IFCI Shares Bounce Back 6% Amid Rising Excitement for NSE IPO
The Indian stock market saw a significant recovery in IFCI shares on Friday, rebounding 6% after a sharp 9% decline in the previous session. This volatility comes as investors react to the landmark development of the National Stock Exchange (NSE) filing its Draft Red Herring Prospectus (DRHP) with SEBI.
The IFCI Recovery and Market Volatility
After a sudden 9% plunge triggered by profit-booking following a massive rally, IFCI shares stabilized on Friday, trading at approximately Rs 87.50. The stock has been on an extraordinary upward trajectory, gaining nearly 58% in less than a month to reach record highs.
The long-term performance of IFCI remains impressive, with the stock delivering a massive 616% return over the last three years and 556% over a five-year horizon. Year-to-date, the stock has already gained nearly 65%, making it a focal point for traders monitoring the intersection of government-linked institutions and capital market shifts.
Unpacking the $3 Billion NSE IPO
The primary catalyst for this movement is the much-anticipated NSE IPO, which has been delayed for nearly a decade. NSE has officially filed its DRHP with the market regulator, SEBI, paving the way for a massive public issue.

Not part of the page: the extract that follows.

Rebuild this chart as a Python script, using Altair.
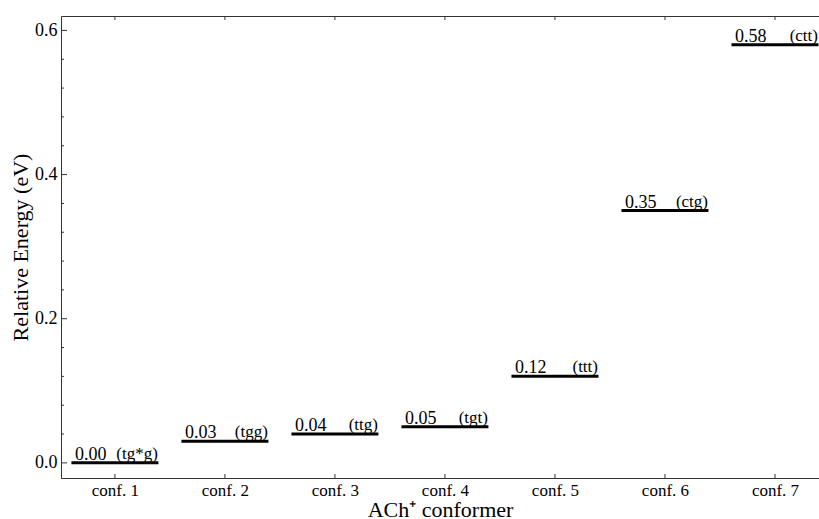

Unlike typical IPOs aimed at raising fresh capital for business expansion, the NSE issue is structured entirely as an Offer for Sale (OFS). The issue will consist of up to 14.89 crore shares, expected to be valued at approximately $3 billion. This move is designed to provide liquidity and an exit route for long-term institutional investors. Currently, NSE trades in the unlisted market at roughly Rs 1,950–2,055 per share, implying a staggering valuation of nearly Rs 5 lakh crore.
The Indirect Link: Why IFCI Benefits from NSE
Investors often wonder why a financial institution like IFCI reacts to the news of a stock exchange's IPO. The connection lies in the ownership structure of the Stock Holding Corporation of India (SHCIL).
According to the DRHP, SHCIL plans to sell 1.089 crore shares of NSE via the OFS. IFCI holds a controlling interest of 52.86% in SHCIL, which in turn owns a 4.4% stake in NSE as of the December quarter. This gives IFCI significant indirect exposure to the NSE ecosystem. Based on the current grey market price of Rs 2,055 per share, the NSE stake being sold by SHCIL is estimated to be worth approximately Rs 2,238 crore, highlighting the scale of the potential windfall for stakeholders.
Key Takeaways
- NSE IPO Milestone: The National Stock Exchange has filed its DRHP for a $3 billion Offer for Sale (OFS), aiming to provide liquidity to long-term investors.
- IFCI’s Indirect Exposure: IFCI’s stock is highly sensitive to NSE developments because it holds a 52.86% stake in SHCIL, which owns 4.4% of NSE.
- Stellar Performance: Despite recent volatility, IFCI has seen a 58% surge in less than a month and a 616% return over the last three years.